The Growing Need for Managed Falco Feeds
Managing Falco’s rule lifecycle is essential for adapting to constantly changing security threats, compliance standards, and infrastructure needs. Yet, many practitioners face challenges in efficiently handling custom rules, updating threat feeds, and reducing noise in their production environments. To address these pain points, managed Falco Feeds can provide a solution.
Falco feeds allow users to maintain up-to-date rules for threat detection, compliance enforcement, and more. Instead of manually updating lists of IP addresses, complex macros, or regulatory compliance rules, managed Falco Feeds simplify this process by delivering continuous, curated rule updates. Managed feeds ensure that your Falco instance stays aligned with:
- Evolving threat landscapes: As new vulnerabilities, attack vectors, and threat operations are discovered, such as SCARLETEEL and CRYSTALRAY, managed feeds help update your detection mechanisms without requiring manual intervention.
- Compliance standards: For industries requiring compliance with frameworks like PCI DSS, SOC2, FedRAMP, NIS2, or GDPR, managed feeds can offer pre-built rulesets to enforce those standards automatically.
2024 Falco Survey: Understanding How You Manage Falco Rules
As Falco matures post-CNCF graduation, we are eager to understand how the community manages its Falco instances, especially as threat landscapes and compliance requirements evolve. We’ve launched the 2024 Falco Survey to gain insights into how Falco is being used in production environments, what tools (like Falcosidekick, Falco Talon, or falcoctl) are being adopted, and how custom rules are managed.

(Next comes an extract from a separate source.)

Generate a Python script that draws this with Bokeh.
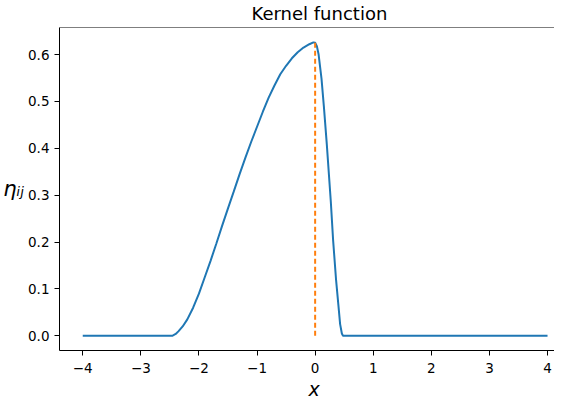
from bokeh.plotting import figure
from bokeh.models import Range1d, FixedTicker, Span, Title
from bokeh.embed import file_html
from bokeh.resources import INLINE

# curve
x_vals = [-4.0, -2.46, -2.40, -2.35, -2.28, -2.2, -2.1, -2.0, -1.9, -1.8,
          -1.7, -1.6, -1.5, -1.4, -1.3, -1.2, -1.1, -1.0, -0.9, -0.8,
          -0.7, -0.6, -0.5, -0.4, -0.3, -0.2, -0.1, -0.03, 0.0, 0.03,
          0.06, 0.11, 0.15, 0.20, 0.27, 0.31, 0.36, 0.40, 0.43, 0.46,
          0.48, 4.0]
eta_vals = [0.0, 0.0, 0.004, 0.010, 0.020, 0.035, 0.060, 0.090, 0.125, 0.160,
            0.197, 0.235, 0.272, 0.308, 0.345, 0.380, 0.414, 0.446, 0.478, 0.508,
            0.534, 0.558, 0.576, 0.592, 0.605, 0.615, 0.622, 0.626, 0.625, 0.618,
            0.600, 0.548, 0.490, 0.410, 0.286, 0.203, 0.120, 0.066, 0.025, 0.005,
            0.0, 0.0]
peak_x = [0.0]

x_ticks = [-4, -3, -2, -1, 0, 1, 2, 3, 4]
x_tick_labels = ["\u22124", "\u22123", "\u22122", "\u22121", "0", "1", "2", "3", "4"]
y_ticks = [0.0, 0.1, 0.2, 0.3, 0.4, 0.5, 0.6]
y_tick_labels = ["0.0", "0.1", "0.2", "0.3", "0.4", "0.5", "0.6"]

FONT = "DejaVu Sans"

p = figure(width=554, height=399, output_backend="svg", toolbar_location=None,
           x_range=Range1d(-4.4, 4.12), y_range=Range1d(-0.0313, 0.6577),
           title="Kernel function",
           min_border_left=57, min_border_right=0, min_border_top=0,
           min_border_bottom=0)

p.background_fill_color = "white"
p.border_fill_color = "white"
p.outline_line_color = None
p.xgrid.visible = False
p.ygrid.visible = False

p.title.text_font = FONT
p.title.text_font_size = "18px"
p.title.text_font_style = "normal"
p.title.text_color = "black"
p.title.align = "left"
p.title.offset = 192
p.title.vertical_align = "top"
p.title.standoff = 4

for ax in (p.xaxis[0], p.yaxis[0]):
    ax.axis_line_color = "black"
    ax.axis_line_width = 1
    ax.major_tick_line_color = "black"
    ax.major_tick_out = 5
    ax.major_tick_in = 0
    ax.minor_tick_line_color = None
    ax.major_label_text_font = FONT
    ax.major_label_text_font_size = "13.5px"
    ax.major_label_text_color = "black"
    ax.major_label_standoff = 5

p.xaxis[0].major_label_standoff = 7
p.xaxis[0].ticker = FixedTicker(ticks=x_ticks)
p.xaxis[0].major_label_overrides = {t: l for t, l in zip(x_ticks, x_tick_labels)}
p.yaxis[0].ticker = FixedTicker(ticks=y_ticks)
p.yaxis[0].major_label_overrides = {t: l for t, l in zip(y_ticks, y_tick_labels)}

# x axis label as a title below the axis
p.add_layout(Title(text="x", align="left", offset=249, vertical_align="bottom",
                   standoff=0, text_font=FONT, text_font_style="italic",
                   text_font_size="19px", text_color="black"), "below")

p.yaxis[0].axis_label = "\u03b7\u1d62\u2c7c"
p.yaxis[0].axis_label_orientation = "horizontal"
p.yaxis[0].axis_label_text_font = FONT
p.yaxis[0].axis_label_text_font_style = "italic"
p.yaxis[0].axis_label_text_font_size = "21px"
p.yaxis[0].axis_label_text_color = "black"
p.yaxis[0].axis_label_standoff = 1

# top spine
p.add_layout(Span(location=p.y_range.end, dimension="width",
                  line_color="black", line_width=1))

p.line(x_vals, eta_vals, line_color="#1f77b4", line_width=2)
p.segment(x0=peak_x, y0=[0.0], x1=peak_x, y1=[max(eta_vals)],
          line_color="#ff7f0e", line_width=2, line_dash="5 3")

open("out.html", "w").write(file_html(p, INLINE))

Now is the time to get involved—contribute to the Falco community, share your insights in the 2024 Falco survey, and help shape the future of this critical CNCF project.
Some of the questions we aim to answer:
- Are users heavily relying on Falcosidekick for automated responses, or is Falco Talon taking the lead in real-time threat mitigation?
- How do teams manage their custom rules updates?
- How does Falco contribute to solving organizational pain points, particularly in Kubernetes security and compliance?
Conclusion
Falco is a powerful tool for securing cloud-native environments, but managing its rules and threat intelligence is an ongoing challenge for many organizations. Whether you’re integrating with third-party services via Falcosidekick, automating real-time response with Falco Talon, or streamlining lifecycle management with falcoctl, there are solutions available to meet the evolving needs of security practitioners.
As we continue to build on the capabilities of Falco, fully managed Falco Feeds by Sysdig offers a way to stay ahead of emerging threats and complex compliance requirements without the friction of manual updates or configuration changes. Falco Feeds equips users to harness the power and flexibility of open source Falco and exper-written detection rules fueled by the Sysdig Threat Research Team for real-time threat detection at enterprise scale.